35 026 Wijziging van enkele belastingwetten en enige andere wetten (Belastingplan 2019)

Nr. 28 BRIEF VAN DE MINISTER EN STAATSSECRETARIS VAN FINANCIËN

Aan de Voorzitter van de Tweede Kamer der Staten-Generaal

Den Haag, 8 november 2018

Tijdens de regeling van werkzaamheden van uw Kamer op 7 november jl. is door het lid Nijboer verzocht om de aanwezigheid van de Minister van Financiën bij de plenaire behandeling van het Belastingplan volgende week (Handelingen II 2018/19, nr. 20, Regeling van werkzaamheden).

De heer Nijboer gaf bij zijn verzoek aan om met de Minister van Financiën in debat te willen over de aanpassing van de begroting, hiermee verwijzend naar de heroverweging van het pakket vestigingsklimaat, ook gegeven de vraag vanuit uw Kamer of de heroverweging in lijn is met de begrotingsregels van het kabinet.

Daarbij is allereerst het voorafgaande proces relevant. Het proces met betrekking tot de wijzigingen die uiteindelijk zijn voortgekomen uit de weging van het pakket vestigingsklimaat heeft de Staatssecretaris van Financiën zo transparant mogelijk met uw Kamer gedeeld. In zijn brief van 9 oktober jl. (Kamerstuk 35 026, nr. 9), voorafgaand aan een extra ingeplande procedurevergadering, is de vaste commissie voor Financiën geïnformeerd dat het kabinet er naar streeft u zo spoedig mogelijk te informeren over de uitkomsten van de weging. En in de brief van 15 oktober jl. (mede namens de Minister-President) is uw Kamer geïnformeerd over de uitkomsten van de weging van het pakket vestigingsklimaat (Kamerstuk 35 000, nr. 72). In die brief is uw Kamer ook geïnformeerd over het proces met betrekking tot de nieuwe maatregelen die via nota’s van wijziging, de daarop betrekking hebbende adviezen van de Raad van de State en de Nader rapporten aan uw Kamer zouden worden aangeboden. Vervolgens is, volgend op het verzoek van Uw Kamer, de Minister-President op 16 oktober met u in debat gegaan over de heroverweging van pakket vestigingsklimaat (Handelingen II 2018/19, nr. 13, item 18). De Staatssecretaris van Financiën was daarbij ook aanwezig.

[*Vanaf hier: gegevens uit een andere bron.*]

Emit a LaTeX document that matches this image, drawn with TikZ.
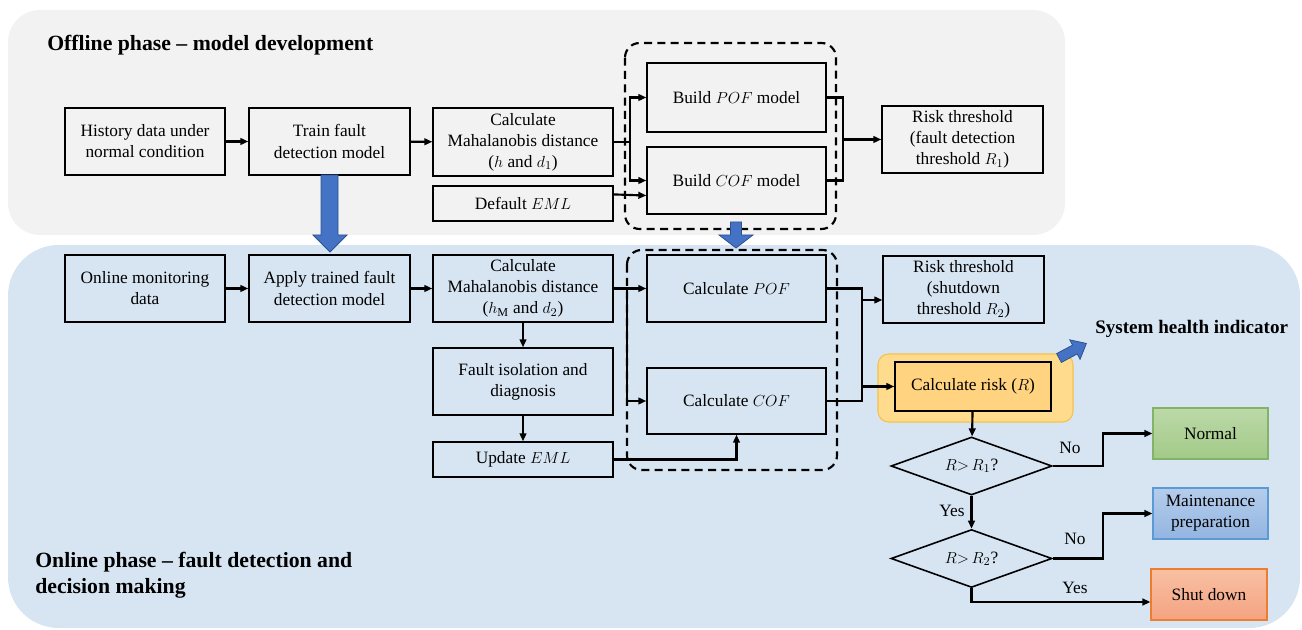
\documentclass[tikz,border=0pt]{standalone}
\usepackage{fontspec}
\setmainfont{Liberation Serif}
\usetikzlibrary{shapes.geometric,arrows.meta,calc}
\definecolor{offbg}{HTML}{F2F2F2}
\definecolor{onbg}{HTML}{D7E5F3}
\definecolor{bluearr}{HTML}{4472C4}
\definecolor{bluearrd}{HTML}{2F528F}
\definecolor{orbg}{HTML}{FFDB8E}
\definecolor{orbd}{HTML}{F5C24A}
\definecolor{orin}{HTML}{FFD380}
\definecolor{grt}{HTML}{BCD9A8}
\definecolor{grb}{HTML}{A3CA89}
\definecolor{grd}{HTML}{82B366}
\definecolor{blt}{HTML}{B5CDEC}
\definecolor{blb}{HTML}{93B5E1}
\definecolor{bld}{HTML}{5B9BD5}
\definecolor{sat}{HTML}{F8C0A3}
\definecolor{sab}{HTML}{F4A381}
\definecolor{sad}{HTML}{ED7D31}
\newcommand\mybox[7][]{%
  \pgfmathsetmacro\mbw{(#5-#3)*0.75}%
  \pgfmathsetmacro\mbh{(#6-#4)*0.75}%
  \node[box,minimum width=\mbw pt,minimum height=\mbh pt,#1] (#2) at ({(#3+#5)/2},{(#4+#6)/2}) {#7};}
\begin{document}
\begin{tikzpicture}[x=0.75pt,y=-0.75pt,
  box/.style={draw=black,line width=1pt,inner sep=0pt,align=center,
    font=\fontsize{13}{15.8}\selectfont},
  line/.style={line width=1.6pt},
  arr/.style={line width=1.6pt,-{Triangle[length=6pt,width=5pt]}},
  dec/.style={diamond,draw=black,line width=1.2pt,aspect=2.78,
    minimum width=120.75pt,minimum height=43.5pt,inner sep=0pt,
    font=\fontsize{13}{15.8}\selectfont},
  lbl/.style={inner sep=0pt,font=\fontsize{13}{15.8}\selectfont},
  title/.style={inner sep=0pt,align=left,font=\fontsize{16.3}{19.5}\selectfont\bfseries},
  dashbox/.style={draw=black,line width=1.6pt,dash pattern=on 6pt off 4pt,rounded corners=11pt},
  bigarrow/.style={fill=bluearr,draw=bluearrd,line width=0.6pt}]
\useasboundingbox (0,0) rectangle (1302,630);
% backgrounds
\fill[offbg,rounded corners=24pt] (8,10) rectangle (1065,235);
\fill[onbg,rounded corners=38pt] (8,245) rectangle (1300,628);
% titles
\node[title,anchor=west] (offt) at (47,45) {Offline phase \textendash{} model development};
\node[title,anchor=west] (ont) at (35,575) {Online phase \textendash{} fault detection and\\decision making};
\node[title,anchor=west,font=\fontsize{14.3}{17}\selectfont\bfseries] (shi) at (1095,329) {System health indicator};
% dashed groups
\draw[dashbox] (625,43) rectangle (836,229);
\draw[dashbox] (627,250) rectangle (837,470);
% offline boxes
\mybox{hist}{65}{108}{225}{175}{History data under\\normal condition}
\mybox{train}{249}{108}{410}{175}{Train fault\\detection model}
\mybox{calc1}{433}{108}{613}{176}{Calculate\\Mahalanobis distance\\($h$ and $d_1$)}
\mybox{deml}{433}{186}{613}{221}{Default $EML$}
\mybox{bpof}{647}{63}{826}{132}{Build $POF$ model}
\mybox{bcof}{647}{147}{826}{214}{Build $COF$ model}
\mybox{rt1}{882}{106}{1043}{173}{Risk threshold\\(fault detection\\threshold $R_1$)}
% online boxes
\mybox{omd}{65}{255}{225}{322}{Online monitoring\\data}
\mybox{apply}{249}{255}{410}{322}{Apply trained fault\\detection model}
\mybox{calc2}{433}{255}{613}{322}{Calculate\\Mahalanobis distance\\($h_{\mathrm{M}}$ and $d_2$)}
\mybox{fiso}{433}{348}{613}{415}{Fault isolation and\\diagnosis}
\mybox{ueml}{433}{442}{613}{477}{Update $EML$}
\mybox{cpof}{647}{255}{826}{322}{Calculate $POF$}
\mybox{ccof}{647}{368}{826}{434}{Calculate $COF$}
\mybox{rt2}{883}{256}{1044}{323}{Risk threshold\\(shutdown\\threshold $R_2$)}
\mybox[draw=orbd,fill=orbg,rounded corners=8pt,line width=0.8pt]{riskbg}{878}{354}{1073}{422}{}
\mybox[fill=orin]{risk}{895}{362}{1051}{411}{Calculate risk ($R$)}
\mybox[draw=grd,top color=grt,bottom color=grb,line width=0.8pt]{normal}{1153}{408}{1268}{459}{Normal}
\mybox[draw=bld,top color=blt,bottom color=blb,line width=0.8pt]{maint}{1153}{488}{1268}{539}{Maintenance\\preparation}
\mybox[draw=sad,top color=sat,bottom color=sab,line width=0.8pt]{shut}{1151}{569}{1267}{620}{Shut down}
\node[dec] (d1) at (971.5,466) {$R{>}\,R_1$?};
\node[dec] (d2) at (971.5,558.5) {$R{>}\,R_2$?};
% junction coordinates
\coordinate (j1) at (630,142);
\coordinate (j2) at (843,139.5);
\coordinate (j3) at (627,288.5);
\coordinate (j4) at (862,300);
\coordinate (j5) at (862,386.5);
\coordinate (xc) at (1103,0);
% offline connectors
\draw[arr] (hist) -- (train);
\draw[arr] (train) -- (calc1);
\draw[line] (calc1.east |- j1) -- (j1);
\draw[arr] (j1) |- (bpof.west);
\draw[arr] (j1) |- (bcof.west);
\draw[arr] ($(deml.north east)!0.25!(deml.south east)$) -- ($(bcof.north west)!0.72!(bcof.south west)$);
\draw[line] (bpof.east) -| (j2);
\draw[line] (bcof.east) -| (j2);
\draw[arr] (j2) -- (rt1.west);
% online connectors
\draw[arr] (omd) -- (apply);
\draw[arr] (apply) -- (calc2);
\draw[arr] (calc2.east) -- (cpof.west);
\draw[arr] (j3) |- (ccof.west);
\draw[arr] (calc2) -- (fiso);
\draw[arr] (fiso) -- (ueml);
\draw[arr] (ueml.east) -| (ccof.south);
\draw[line] (cpof.east) -| (j5);
\draw[line] (ccof.east) -| (j4);
\draw[arr] (j4) -- (j4 -| rt2.west);
\draw[arr] (j5) -- (risk.west);
\draw[arr] (risk) -- (d1);
\draw[arr] (d1.east) -- (d1.east -| xc) |- (normal.west);
\draw[arr] (d1) -- (d2);
\draw[arr] (d2.east) -- (d2.east -| xc) |- (maint.west);
\draw[arr] (d2.south) |- ($(shut.west)+(0,7.5)$);
% labels
\node[lbl] (no1) at (1070,448) {No};
\node[lbl] (yes1) at (952,511) {Yes};
\node[lbl] (no2) at (1075,539) {No};
\node[lbl] (yes2) at (1075,588) {Yes};
% big blue arrows
\draw[bigarrow] (321,175) -- (338,175) -- (338,235) -- (347,235) -- (330,252) -- (313,235) -- (321,235) -- cycle;
\draw[bigarrow] (730.5,222) -- (741.5,222) -- (741.5,235) -- (753,235) -- (736,248) -- (719,235) -- (730.5,235) -- cycle;
\begin{scope}[shift={(1059,358)},rotate=28]
\draw[bigarrow] (0,-5) -- (18,-5) -- (18,-11) -- (31,0) -- (18,11) -- (18,5) -- (0,5) -- cycle;
\end{scope}
\end{tikzpicture}
\end{document}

Verder geldt dat de heroverweging in lijn is met de begrotingsregels, zoals het kabinet die in de Startnota heeft afgesproken (Kamerstuk 34 775, nr. 54). Die schrijven voor dat aan het begin van een kabinetsperiode de beleidsmatige lastenontwikkeling wordt vastgelegd. In de Startnota is afgesproken dat het kabinet voor 6,5 miljard aan lastenverlichtende maatregelen neemt. Met de heroverweging heeft het kabinet besloten om de ruimte, die anders zou zijn besteed aan het afschaffen van de dividendbelasting, aan te wenden voor alternatieve lastenverlichtende maatregelen. Dat is consistent met de begrotingsregels van Rutte-III.

Het kabinet spreekt met één mond. Binnen de verdeling van taken in het kabinet is de Staatssecretaris van Financiën politiek verantwoordelijk voor de fiscaliteit. Om die reden bent u met de Staatssecretaris van Financiën de behandeling van het Belastingplan reeds gestart. De uiteindelijke budgettaire besluitvorming vindt plaats in het parlement, uitgaande van het budgetrecht van uw Kamer. Wanneer er in uw Kamer een meerderheid is voor alternatieve budgetkeuzes, zullen deze worden geëffectueerd. Gegeven deze overwegingen, kunt u met de Staatssecretaris het debat over het Belastingplan verder voortzetten, en zal de Minister van Financiën hierbij niet aanwezig zijn.